Stated problem ->
Every record must appear in your copy exactly as written, with no pictures.

* BEGIN Excerpted data *

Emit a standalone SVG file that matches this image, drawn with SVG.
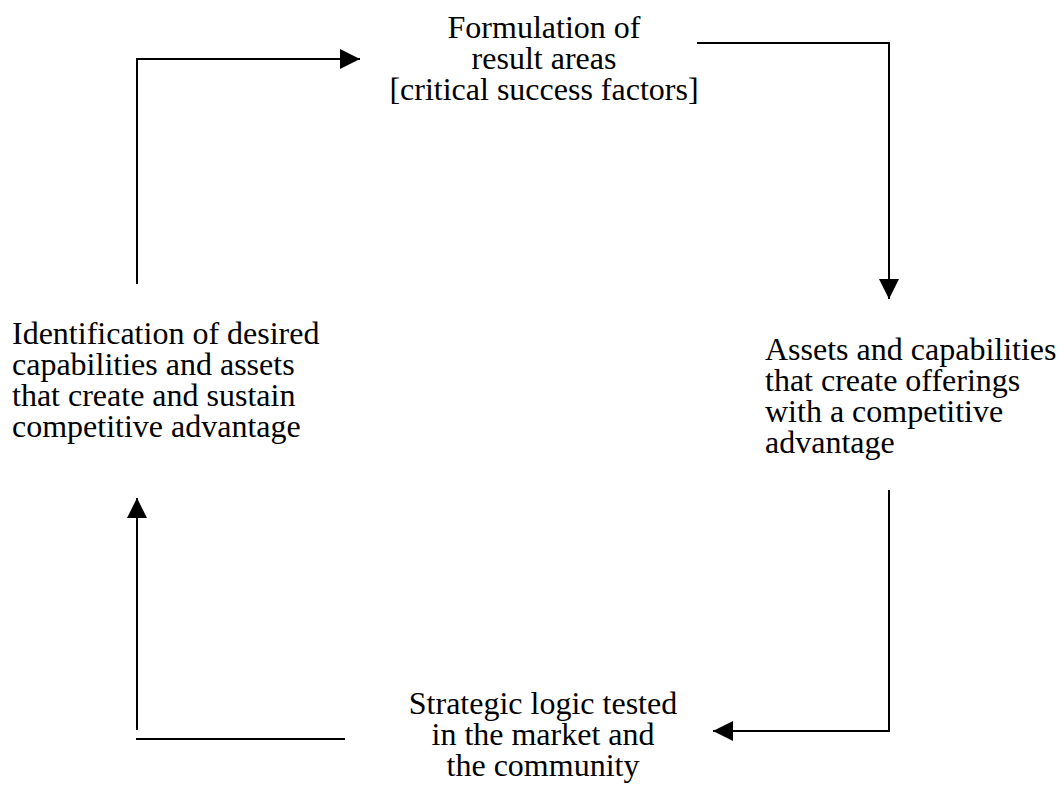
<svg xmlns="http://www.w3.org/2000/svg" width="1064" height="793" viewBox="0 0 1064 793">
  <style>
    .lbl { font-family: "Liberation Serif", "Times New Roman", serif; font-size: 32px; fill: #000; }
    .mid { text-anchor: middle; }
    .wire { fill: none; stroke: #000; stroke-width: 2; }
  </style>
  <defs>
    <marker id="head" markerUnits="userSpaceOnUse" markerWidth="20" markerHeight="20" refX="20" refY="10" orient="auto" viewBox="0 0 20 20">
      <path d="M0,0 L20,10 L0,20 Z" fill="#000"/>
    </marker>
  </defs>

  <rect width="1064" height="793" fill="#fff"/>

  <!-- cycle connectors -->
  <g id="connectors">
    <path class="wire" d="M137,284 V59 H360" marker-end="url(#head)"/>
    <path class="wire" d="M697,43 H889 V299" marker-end="url(#head)"/>
    <path class="wire" d="M889,490 V731 H713" marker-end="url(#head)"/>
    <path class="wire" d="M345,739 H136"/>
    <path class="wire" d="M137,730 V498" marker-end="url(#head)"/>
  </g>

  <g id="result-areas">
    <text class="lbl mid" x="544" y="38">Formulation of</text>
    <text class="lbl mid" x="544" y="69">result areas</text>
    <text class="lbl mid" x="544" y="100">[critical success factors]</text>
  </g>

  <g id="assets-offerings">
    <text class="lbl" x="765" y="360">Assets and capabilities</text>
    <text class="lbl" x="765" y="391">that create offerings</text>
    <text class="lbl" x="765" y="422">with a competitive</text>
    <text class="lbl" x="765" y="453">advantage</text>
  </g>

  <g id="market-test">
    <text class="lbl mid" x="543" y="714">Strategic logic tested</text>
    <text class="lbl mid" x="543" y="745">in the market and</text>
    <text class="lbl mid" x="543" y="776">the community</text>
  </g>

  <g id="desired-capabilities">
    <text class="lbl" x="12" y="344">Identification of desired</text>
    <text class="lbl" x="12" y="375">capabilities and assets</text>
    <text class="lbl" x="12" y="406">that create and sustain</text>
    <text class="lbl" x="12" y="437">competitive advantage</text>
  </g>
</svg>
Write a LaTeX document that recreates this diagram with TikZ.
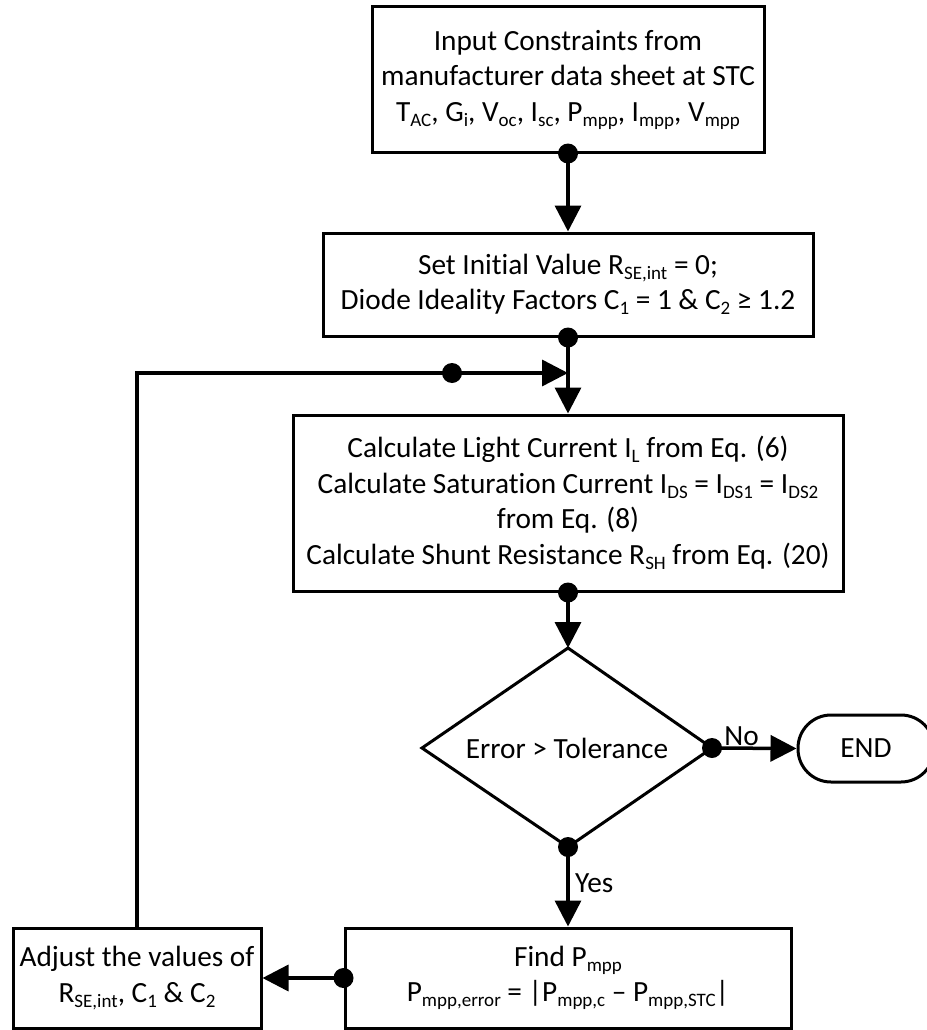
\documentclass[tikz,border=0pt]{standalone}
\usepackage{fontspec}
\setmainfont{Carlito}[Ligatures=NoCommon]
\usetikzlibrary{arrows.meta}
\newcommand\sbs[1]{\raisebox{-0.17em}{\fontsize{19}{19}\selectfont #1}}
\tikzset{
  x=1pt, y=-1pt,
  every node/.style={font=\fontsize{29.3}{35.5}\selectfont, align=center},
  box/.style={draw, line width=3pt, rectangle, inner sep=0pt},
  conn/.style={line width=3.5pt, -{Triangle[length=26pt,width=26pt]}},
  plain/.style={line width=3.5pt},
  dot/.style={circle, fill=black, inner sep=0pt, minimum size=20pt},
}
\begin{document}
\begin{tikzpicture}
\useasboundingbox (0,0) rectangle (926,1030);
% boxes
\node[box, minimum width=392pt, minimum height=145pt] (b1) at (568,79.5)
  {Input Constraints from\\manufacturer data sheet at STC\\
   T\sbs{AC}, G\sbs{i}, V\sbs{oc}, I\sbs{sc}, P\sbs{mpp}, I\sbs{mpp}, V\sbs{mpp}};
\node[box, minimum width=490pt, minimum height=103pt] (b2) at (568,284.5)
  {Set Initial Value R\sbs{SE,int} = 0;\\
   Diode Ideality Factors C\sbs{1} = 1 \& C\sbs{2} ≥ 1.2};
\node[box, minimum width=550pt, minimum height=176pt] (b3) at (568,503)
  {Calculate Light Current I\sbs{L} from Eq. (6)\\
   Calculate Saturation Current I\sbs{DS} = I\sbs{DS1} = I\sbs{DS2}\\
   from Eq. (8)\\
   Calculate Shunt Resistance R\sbs{SH} from Eq. (20)};
% decision
\coordinate (dt) at (568,648);
\coordinate (dr) at (712,748);
\coordinate (db) at (568,847);
\coordinate (dl) at (422,748);
\draw[line width=3pt, line join=miter] (dt) -- (dr) -- (db) -- (dl) -- cycle;
\node (dia) at (567,748) {Error > Tolerance};
\node[box, rounded corners=33pt, minimum width=136pt, minimum height=67pt] (end) at (866,748.5) {END};
\node[box, minimum width=446pt, minimum height=100pt] (b4) at (568,978)
  {Find P\sbs{mpp}\\
   P\sbs{mpp,error} = |P\sbs{mpp,c} – P\sbs{mpp,STC}|};
\node[box, minimum width=248pt, minimum height=100pt] (b5) at (137,978)
  {Adjust the values of\\
   R\sbs{SE,int}, C\sbs{1} \& C\sbs{2}};
% junction points
\coordinate (j) at (568,373);
\coordinate (lc) at (137,373);
\coordinate (ld) at (452,373);
% connectors
\draw[conn] (b1.south) -- (b2.north);
\draw[plain] (b2.south) -- (j);
\draw[conn] (j) -- (b3.north);
\draw[conn] (b3.south) -- (dt);
\draw[conn] (dr) -- node[above, pos=0.35, yshift=-3pt] (no) {No} (end.west);
\draw[conn] (db) -- node[right, pos=0.45, xshift=2pt] (yes) {Yes} (b4.north);
\draw[conn] (b4.west) -- (b5.east);
\draw[plain, line join=miter] (b5.north) -- (lc) -- (ld);
\draw[conn] (ld) -- (j);
% dots
\node[dot] (d1) at (b1.south) {};
\node[dot] (d2) at (b2.south) {};
\node[dot] (d3) at (b3.south) {};
\node[dot] (d4) at (dr) {};
\node[dot] (d5) at (db) {};
\node[dot] (d6) at (b4.west) {};
\node[dot] (d7) at (ld) {};
\end{tikzpicture}
\end{document}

* END Excerpted data *

Response to this task ->
Emit a standalone SVG file that matches this image, drawn with SVG.
<svg xmlns="http://www.w3.org/2000/svg" width="1064" height="793" viewBox="0 0 1064 793">
  <style>
    .lbl { font-family: "Liberation Serif", "Times New Roman", serif; font-size: 32px; fill: #000; }
    .mid { text-anchor: middle; }
    .wire { fill: none; stroke: #000; stroke-width: 2; }
  </style>
  <defs>
    <marker id="head" markerUnits="userSpaceOnUse" markerWidth="20" markerHeight="20" refX="20" refY="10" orient="auto" viewBox="0 0 20 20">
      <path d="M0,0 L20,10 L0,20 Z" fill="#000"/>
    </marker>
  </defs>

  <rect width="1064" height="793" fill="#fff"/>

  <!-- cycle connectors -->
  <g id="connectors">
    <path class="wire" d="M137,284 V59 H360" marker-end="url(#head)"/>
    <path class="wire" d="M697,43 H889 V299" marker-end="url(#head)"/>
    <path class="wire" d="M889,490 V731 H713" marker-end="url(#head)"/>
    <path class="wire" d="M345,739 H136"/>
    <path class="wire" d="M137,730 V498" marker-end="url(#head)"/>
  </g>

  <g id="result-areas">
    <text class="lbl mid" x="544" y="38">Formulation of</text>
    <text class="lbl mid" x="544" y="69">result areas</text>
    <text class="lbl mid" x="544" y="100">[critical success factors]</text>
  </g>

  <g id="assets-offerings">
    <text class="lbl" x="765" y="360">Assets and capabilities</text>
    <text class="lbl" x="765" y="391">that create offerings</text>
    <text class="lbl" x="765" y="422">with a competitive</text>
    <text class="lbl" x="765" y="453">advantage</text>
  </g>

  <g id="market-test">
    <text class="lbl mid" x="543" y="714">Strategic logic tested</text>
    <text class="lbl mid" x="543" y="745">in the market and</text>
    <text class="lbl mid" x="543" y="776">the community</text>
  </g>

  <g id="desired-capabilities">
    <text class="lbl" x="12" y="344">Identification of desired</text>
    <text class="lbl" x="12" y="375">capabilities and assets</text>
    <text class="lbl" x="12" y="406">that create and sustain</text>
    <text class="lbl" x="12" y="437">competitive advantage</text>
  </g>
</svg>
Write a LaTeX document that recreates this diagram with TikZ.
\documentclass[tikz,border=0pt]{standalone}
\usepackage{fontspec}
\setmainfont{Carlito}[Ligatures=NoCommon]
\usetikzlibrary{arrows.meta}
\newcommand\sbs[1]{\raisebox{-0.17em}{\fontsize{19}{19}\selectfont #1}}
\tikzset{
  x=1pt, y=-1pt,
  every node/.style={font=\fontsize{29.3}{35.5}\selectfont, align=center},
  box/.style={draw, line width=3pt, rectangle, inner sep=0pt},
  conn/.style={line width=3.5pt, -{Triangle[length=26pt,width=26pt]}},
  plain/.style={line width=3.5pt},
  dot/.style={circle, fill=black, inner sep=0pt, minimum size=20pt},
}
\begin{document}
\begin{tikzpicture}
\useasboundingbox (0,0) rectangle (926,1030);
% boxes
\node[box, minimum width=392pt, minimum height=145pt] (b1) at (568,79.5)
  {Input Constraints from\\manufacturer data sheet at STC\\
   T\sbs{AC}, G\sbs{i}, V\sbs{oc}, I\sbs{sc}, P\sbs{mpp}, I\sbs{mpp}, V\sbs{mpp}};
\node[box, minimum width=490pt, minimum height=103pt] (b2) at (568,284.5)
  {Set Initial Value R\sbs{SE,int} = 0;\\
   Diode Ideality Factors C\sbs{1} = 1 \& C\sbs{2} ≥ 1.2};
\node[box, minimum width=550pt, minimum height=176pt] (b3) at (568,503)
  {Calculate Light Current I\sbs{L} from Eq. (6)\\
   Calculate Saturation Current I\sbs{DS} = I\sbs{DS1} = I\sbs{DS2}\\
   from Eq. (8)\\
   Calculate Shunt Resistance R\sbs{SH} from Eq. (20)};
% decision
\coordinate (dt) at (568,648);
\coordinate (dr) at (712,748);
\coordinate (db) at (568,847);
\coordinate (dl) at (422,748);
\draw[line width=3pt, line join=miter] (dt) -- (dr) -- (db) -- (dl) -- cycle;
\node (dia) at (567,748) {Error > Tolerance};
\node[box, rounded corners=33pt, minimum width=136pt, minimum height=67pt] (end) at (866,748.5) {END};
\node[box, minimum width=446pt, minimum height=100pt] (b4) at (568,978)
  {Find P\sbs{mpp}\\
   P\sbs{mpp,error} = |P\sbs{mpp,c} – P\sbs{mpp,STC}|};
\node[box, minimum width=248pt, minimum height=100pt] (b5) at (137,978)
  {Adjust the values of\\
   R\sbs{SE,int}, C\sbs{1} \& C\sbs{2}};
% junction points
\coordinate (j) at (568,373);
\coordinate (lc) at (137,373);
\coordinate (ld) at (452,373);
% connectors
\draw[conn] (b1.south) -- (b2.north);
\draw[plain] (b2.south) -- (j);
\draw[conn] (j) -- (b3.north);
\draw[conn] (b3.south) -- (dt);
\draw[conn] (dr) -- node[above, pos=0.35, yshift=-3pt] (no) {No} (end.west);
\draw[conn] (db) -- node[right, pos=0.45, xshift=2pt] (yes) {Yes} (b4.north);
\draw[conn] (b4.west) -- (b5.east);
\draw[plain, line join=miter] (b5.north) -- (lc) -- (ld);
\draw[conn] (ld) -- (j);
% dots
\node[dot] (d1) at (b1.south) {};
\node[dot] (d2) at (b2.south) {};
\node[dot] (d3) at (b3.south) {};
\node[dot] (d4) at (dr) {};
\node[dot] (d5) at (db) {};
\node[dot] (d6) at (b4.west) {};
\node[dot] (d7) at (ld) {};
\end{tikzpicture}
\end{document}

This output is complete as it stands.